I used slide rules in high school. By college, they were all replaced with HP calcs.
My stepfather had a German made, table style, double slide rule about two feet long. It had a magnifying cursor and he bragged about its precision. I have no idea why it had two slides.
 
You guys must be older than me, I had a HP-41CV with a card reader to load formula that would calculate a solution based on variables entered for balancing rotating machinery. I do remember a slide rule in our house as a kid, think is was my sisters I was just a little behind the cutoff line.
 
I worked in a paper mill back in my college days in the summers.
Some of the old engineers still used them...and drafting tables!
I worked for a younger guy and he used a HP and CAD.
They smoked inside as well....some even smoked pipes.
That was early 90's

Things change fast.
 
Yep, used a slide rule for one year in high school before I could afford a calculator. Used a drafting table and computer punch cards in college. Does anybody remember using (or making) nomographs?
 
I got this in a yard sale thinking "cool".
Humm, it'll take longer to learn how than it's worth.

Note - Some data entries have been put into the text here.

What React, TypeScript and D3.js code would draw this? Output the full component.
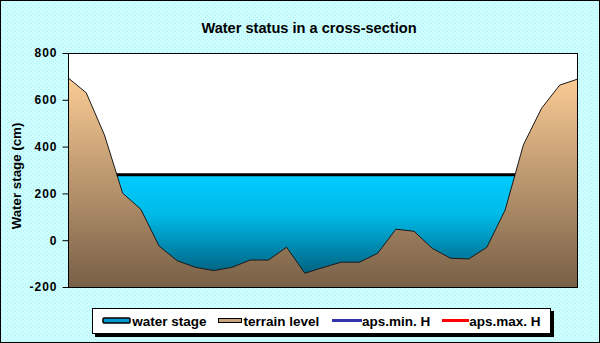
import React, { useEffect, useRef } from 'react';
import * as d3 from 'd3';

// terrain profile across the section, left bank to right bank (cm)
const terrainLevel = [
  694, 630, 450, 201, 132, -25, -88, -116, -130, -116, -85, -85, -30, -141, -117,
  -94, -94, -56, 47, 38, -35, -77, -80, -30, 129, 407, 564, 663, 689,
];
const waterStage = 280;
const yTicks = [-200, 0, 200, 400, 600, 800];
const legendLabels = ['water stage', 'terrain level', 'aps.min. H', 'aps.max. H'];

const W = 600;
const H = 343;
const margin = { top: 53, right: 22, bottom: 56, left: 68 };
const FONT = 'Arial, "Liberation Sans", sans-serif';

const App = () => {
  const ref = useRef<SVGSVGElement | null>(null);

  useEffect(() => {
    if (!ref.current) return;
    const svg = d3.select(ref.current);
    svg.selectAll('*').remove();

    const x = d3
      .scaleLinear()
      .domain([0, terrainLevel.length - 1])
      .range([margin.left, W - margin.right]);
    const y = d3
      .scaleLinear()
      .domain([-200, 800])
      .range([H - margin.bottom, margin.top]);

    const defs = svg.append('defs');

    const pat = defs
      .append('pattern')
      .attr('id', 'bgdots')
      .attr('width', 4)
      .attr('height', 4)
      .attr('patternUnits', 'userSpaceOnUse');
    pat.append('rect').attr('width', 4).attr('height', 4).attr('fill', '#CCFFFF');
    pat.append('rect').attr('x', 1).attr('y', 1).attr('width', 1).attr('height', 1).attr('fill', '#B4E8EE');
    pat.append('rect').attr('x', 3).attr('y', 3).attr('width', 1).attr('height', 1).attr('fill', '#B4E8EE');

    const wg = defs
      .append('linearGradient')
      .attr('id', 'waterGrad')
      .attr('gradientUnits', 'userSpaceOnUse')
      .attr('x1', 0).attr('x2', 0)
      .attr('y1', y(waterStage))
      .attr('y2', y(-200));
    wg.append('stop').attr('offset', 0).attr('stop-color', '#00CCFF');
    wg.append('stop').attr('offset', 0.35).attr('stop-color', '#00BBE8');
    wg.append('stop').attr('offset', 1).attr('stop-color', '#004E6A');

    const tg = defs
      .append('linearGradient')
      .attr('id', 'terrainGrad')
      .attr('gradientUnits', 'userSpaceOnUse')
      .attr('x1', 0).attr('x2', 0)
      .attr('y1', y(d3.max(terrainLevel) as number))
      .attr('y2', y(-200));
    tg.append('stop').attr('offset', 0).attr('stop-color', '#FACB94');
    tg.append('stop').attr('offset', 1).attr('stop-color', '#786047');

    // background + frame
    svg.append('rect')
      .attr('x', 0.5).attr('y', 0.5)
      .attr('width', W - 1).attr('height', H - 1)
      .attr('fill', 'url(#bgdots)')
      .attr('stroke', '#000');

    // title
    svg.append('text')
      .attr('x', 309)
      .attr('y', 32.5)
      .attr('text-anchor', 'middle')
      .attr('font-family', FONT)
      .attr('font-weight', 'bold')
      .attr('font-size', 14.6)
      .text('Water status in a cross-section');

    // plot area
    svg.append('rect')
      .attr('x', margin.left)
      .attr('y', margin.top)
      .attr('width', W - margin.left - margin.right)
      .attr('height', H - margin.top - margin.bottom)
      .attr('fill', '#fff');

    // where the water surface meets the banks
    const crossing = (i: number) => {
      const a = terrainLevel[i];
      const b = terrainLevel[i + 1];
      return i + (a - waterStage) / (a - b);
    };
    let leftIdx = 0;
    for (let i = 0; i < terrainLevel.length - 1; i++) {
      if (terrainLevel[i] > waterStage && terrainLevel[i + 1] <= waterStage) { leftIdx = crossing(i); break; }
    }
    let rightIdx = terrainLevel.length - 1;
    for (let i = terrainLevel.length - 2; i >= 0; i--) {
      if (terrainLevel[i] <= waterStage && terrainLevel[i + 1] > waterStage) { rightIdx = crossing(i); break; }
    }

    const waterPts: [number, number][] = [[leftIdx, waterStage], [rightIdx, waterStage]];
    svg.append('path')
      .datum(waterPts)
      .attr('d', d3.area<[number, number]>().x(d => x(d[0])).y0(y(-200)).y1(d => y(d[1])))
      .attr('fill', 'url(#waterGrad)');

    svg.append('path')
      .datum(terrainLevel)
      .attr('d', d3.area<number>().x((_, i) => x(i)).y0(y(-200)).y1(d => y(d)))
      .attr('fill', 'url(#terrainGrad)');

    svg.append('path')
      .datum(terrainLevel)
      .attr('d', d3.line<number>().x((_, i) => x(i)).y(d => y(d)))
      .attr('fill', 'none')
      .attr('stroke', '#1a1a1a')
      .attr('stroke-width', 1);

    svg.append('path')
      .datum(waterPts)
      .attr('d', d3.line<[number, number]>().x(d => x(d[0])).y(d => y(d[1])))
      .attr('fill', 'none')
      .attr('stroke', '#000')
      .attr('stroke-width', 3);

    // plot border
    svg.append('rect')
      .attr('x', margin.left + 0.5)
      .attr('y', margin.top + 0.5)
      .attr('width', W - margin.left - margin.right - 1)
      .attr('height', H - margin.top - margin.bottom)
      .attr('fill', 'none')
      .attr('stroke', '#000');

    // y axis
    const yAxis = svg.append('g')
      .attr('transform', `translate(${margin.left + 0.5},0)`)
      .call(d3.axisLeft(y).tickValues(yTicks).tickSize(6).tickPadding(5).tickFormat(d => String(d)));
    yAxis.select('.domain').remove();
    yAxis.selectAll('line').attr('stroke', '#000');
    yAxis.selectAll('text')
      .attr('font-family', FONT)
      .attr('font-weight', 'bold')
      .attr('font-size', 12)
      .attr('letter-spacing', 1)
      .attr('fill', '#000');

    svg.append('text')
      .attr('transform', `translate(20.5,176) rotate(-90)`)
      .attr('text-anchor', 'middle')
      .attr('font-family', FONT)
      .attr('font-weight', 'bold')
      .attr('font-size', 13.3)
      .text('Water stage (cm)');

    // legend
    const lg = svg.append('g');
    lg.append('rect').attr('x', 95).attr('y', 311).attr('width', 459).attr('height', 26).attr('fill', '#000');
    lg.append('rect').attr('x', 92.5).attr('y', 308.5).attr('width', 458).attr('height', 25)
      .attr('fill', '#fff').attr('stroke', '#000');

    const lx = [103, 218, 332, 442];
    const tx = [132.3, 243.5, 362, 469.3];
    const baseY = 326;
    lg.append('rect').attr('x', lx[0]).attr('y', 318).attr('width', 27).attr('height', 5)
      .attr('fill', '#0099CC').attr('stroke', '#000').attr('stroke-width', 1.5).attr('rx', 1);
    lg.append('rect').attr('x', lx[1] + 0.5).attr('y', 318.5).attr('width', 23).attr('height', 4)
      .attr('fill', '#C8A27A').attr('stroke', '#000').attr('stroke-width', 1);
    lg.append('line').attr('x1', lx[2]).attr('x2', lx[2] + 30).attr('y1', 320.5).attr('y2', 320.5)
      .attr('stroke', '#3333AA').attr('stroke-width', 3);
    lg.append('line').attr('x1', lx[3]).attr('x2', lx[3] + 27).attr('y1', 320.5).attr('y2', 320.5)
      .attr('stroke', '#FF0000').attr('stroke-width', 3);

    lg.selectAll('text.lbl')
      .data(legendLabels)
      .enter()
      .append('text')
      .attr('class', 'lbl')
      .attr('x', (_, i) => tx[i])
      .attr('y', baseY)
      .attr('font-family', FONT)
      .attr('font-weight', 'bold')
      .attr('font-size', 13.5)
      .text(d => d);
  }, []);

  return (
    <svg
      ref={ref}
      width={W}
      height={H}
      style={{ position: 'absolute', left: 0, top: 0, display: 'block' }}
    />
  );
};

export default App;
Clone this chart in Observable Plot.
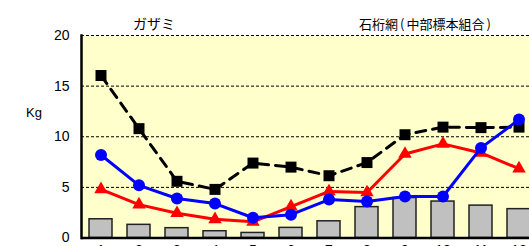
<!DOCTYPE html>
<html><head><meta charset="utf-8">
<script src="https://cdn.jsdelivr.net/npm/d3@7"></script>
<script src="https://cdn.jsdelivr.net/npm/@observablehq/plot@0.6"></script>
<style>
html,body{margin:0;padding:0;background:#fff;overflow:hidden;width:529px;height:246px}
#wrap{position:relative;width:529px;height:246px;overflow:hidden}
#chart svg{max-width:none !important;height:auto}
.t{position:absolute;color:#000;white-space:nowrap;line-height:1}
.cjk{font-family:"Noto Sans CJK JP",sans-serif}
.p{margin:0 2px}
</style></head><body>
<div id="wrap">
<div id="chart"></div>
<div class="t cjk" style="left:133px;top:16px;font-size:14px">ガザミ</div>
<div class="t cjk" style="left:359px;top:17px;font-size:13px">石桁網<span class="p">(</span>中部標本組合<span class="p">)</span></div>
<div class="t" style="left:26px;top:106px;font-size:13px;font-family:'Liberation Sans',Arial,sans-serif">Kg</div>
</div>
<script>
const months = [1,2,3,4,5,6,7,8,9,10,11,12];
const barValues = [1.85,1.3,0.97,0.67,0.5,1.0,1.65,3.05,3.95,3.6,3.2,2.85];
const blackValues = [16.05,10.8,5.6,4.8,7.4,7.0,6.15,7.45,10.2,10.95,10.9,10.95];
const blueValues = [8.2,5.2,3.9,3.4,2.0,2.3,3.8,3.6,4.1,4.1,8.9,11.7];
const redValues = [4.8,3.3,2.45,1.85,1.6,3.1,4.6,4.5,8.3,9.3,8.4,6.85];
const yTicks = [0,5,10,15,20];
const gridValues = [5,10,15,20];

const rows = months.map((m,i)=>({m:String(m), bar:barValues[i], black:blackValues[i], blue:blueValues[i], red:redValues[i]}));

const chart = Plot.plot({
  width: 545, height: 262,
  marginLeft: 81, marginRight: 8, marginTop: 35, marginBottom: 24.5,
  style: {fontFamily: "'Liberation Sans', Arial, sans-serif", fontSize: "14px", background: "transparent", color:"#000", maxWidth: "none"},
  x: {type: "band", domain: months.map(String), paddingInner: 0.4, paddingOuter: 0.2, label: null},
  y: {domain: [0,20], label: null},
  marks: [
    Plot.frame({fill: "#ffffcc", stroke: null}),
    Plot.ruleY(gridValues, {stroke: "#000", strokeWidth: 1, strokeDasharray: "3,2"}),
    Plot.barY(rows, {x: "m", y: "bar", fill: "#c0c0c0", stroke: "#222", strokeWidth: 1.5}),
    Plot.line(rows, {x: "m", y: "black", stroke: "#000", strokeWidth: 3, strokeDasharray: "10,7"}),
    Plot.dot(rows, {x: "m", y: "black", symbol: "square", fill: "#000", r: 6.2}),
    Plot.line(rows, {x: "m", y: "red", stroke: "#ff0000", strokeWidth: 3}),
    Plot.dot(rows, {x: "m", y: "red", symbol: "triangle", fill: "#ff0000", r: 5}),
    Plot.line(rows, {x: "m", y: "blue", stroke: "#0000ff", strokeWidth: 3}),
    Plot.dot(rows, {x: "m", y: "blue", symbol: "circle", fill: "#0000ff", r: 6}),
    Plot.ruleY([0], {stroke: "#000", strokeWidth: 2.5}),
    Plot.frame({anchor: "left", stroke: "#000", strokeWidth: 2.5}),
    Plot.axisY({ticks: yTicks, tickSize: 0, tickPadding: 12, label: null}),
    Plot.axisX({tickSize: 0, tickPadding: 7.5, label: null})
  ]
});
document.getElementById("chart").appendChild(chart);
</script>
</body></html>
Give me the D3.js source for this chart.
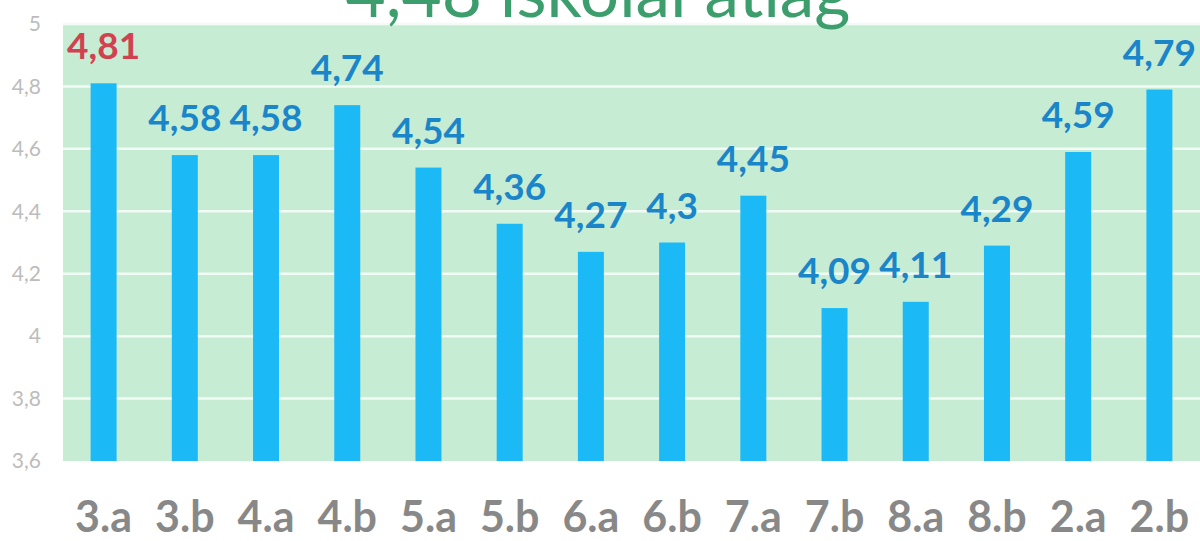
<!DOCTYPE html>
<html>
<head>
<meta charset="utf-8">
<script src="https://cdn.jsdelivr.net/npm/d3@7/dist/d3.min.js"></script>
<style>
  body{margin:0;background:#fff;}
  svg{display:block;}
</style>
</head>
<body>
<svg id="chart" width="1200" height="541"></svg>
<script>
var classes = ["3.a","3.b","4.a","4.b","5.a","5.b","6.a","6.b","7.a","7.b","8.a","8.b","2.a","2.b"]
var averages = [4.81,4.58,4.58,4.74,4.54,4.36,4.27,4.3,4.45,4.09,4.11,4.29,4.59,4.79]
var yTicks = [3.6,3.8,4,4.2,4.4,4.6,4.8,5]
var titleText = "4,48 iskolai átlag"

var svg = d3.select("#chart")
var plot = {left:63, right:1200, top:24, bottom:461}

var x = d3.scaleBand().domain(classes).range([plot.left, plot.right]).paddingInner(0.68).paddingOuter(0.34)
var y = d3.scaleLinear().domain([3.6,5]).range([plot.bottom, plot.top])

function comma(v){ return String(v).replace(".",",") }

// background
svg.append("rect")
  .attr("x",plot.left).attr("y",plot.top)
  .attr("width",plot.right-plot.left).attr("height",plot.bottom-plot.top)
  .attr("fill","#c6ecd4")

// grid
svg.append("g").selectAll("line").data(yTicks.slice(1)).enter().append("line")
  .attr("x1",plot.left).attr("x2",plot.right)
  .attr("y1",d=>y(d)).attr("y2",d=>y(d))
  .attr("stroke","#f2fbf5").attr("stroke-width",2.5)

// y axis labels
var yAxis = d3.axisLeft(y).tickValues(yTicks).tickSize(0).tickPadding(22).tickFormat(comma)
var ya = svg.append("g").attr("transform",`translate(${plot.left},0)`).call(yAxis)
ya.select(".domain").remove()
ya.selectAll("text")
  .attr("font-family","Lato, 'Open Sans', sans-serif")
  .attr("font-size",21)
  .attr("fill","#bcbcbc")

// bars
svg.append("g").selectAll("rect").data(averages).enter().append("rect")
  .attr("x",(d,i)=>x(classes[i]))
  .attr("y",d=>y(d))
  .attr("width",x.bandwidth())
  .attr("height",d=>plot.bottom-y(d))
  .attr("fill","#1bbaf7")

// value labels
svg.append("g").selectAll("text").data(averages).enter().append("text")
  .attr("x",(d,i)=>x(classes[i])+x.bandwidth()/2)
  .attr("y",d=>y(d)-24)
  .attr("text-anchor","middle")
  .attr("font-family","Lato, 'Open Sans', sans-serif")
  .attr("font-weight","bold")
  .attr("font-size",37)
  .attr("fill",(d,i)=> i==0 ? "#d2414f" : "#1a86c9")
  .text(comma)

// x axis labels
var xAxis = d3.axisBottom(x).tickSize(0).tickPadding(0)
var xa = svg.append("g").attr("transform",`translate(0,532)`).call(xAxis)
xa.select(".domain").remove()
xa.selectAll("text")
  .attr("dy",0)
  .attr("font-family","Lato, 'Open Sans', sans-serif")
  .attr("font-weight","bold")
  .attr("font-size",43)
  .attr("fill","#888888")

// title, cut at the top
var title = svg.append("text")
  .attr("x",598).attr("y",17)
  .attr("text-anchor","middle")
  .attr("font-family","Lato, 'Open Sans', sans-serif")
  .attr("font-size",56)
  .attr("fill","#3d9e6d")
  .text(titleText)
var w = title.node().getComputedTextLength()
title.attr("font-size",56*505/w)
</script>
</body>
</html>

The paragraph on "Who should use the slide rule" is interesting.
View attachment 1344107View attachment 1344106
Copyright 1932
Looks like the one my dad used. He was a mathematician, worked for IBM. He taught all of us kids to use one. I haven't used one since the mid 1960s.
PopCharlie
 
Remember using logarithms in college Strength of Materials class on a slide rule. That was 10 years before hand held calculators. My cousin worked for IBM on the first Univac. Remember him telling about how proud they were to get it from room size down to grand piano size. Ten years later Texas Instruments sold one for $10 that was faster and you could carry it in your shirt pocket.
 
I bought one when I entered engineering school in 1960 and graduated using it. I went to work in 1965 on the Saturn V moon rocket and that is what we had to work with, no hand held calculators. I still have that same slide rule and could use it if I had to today.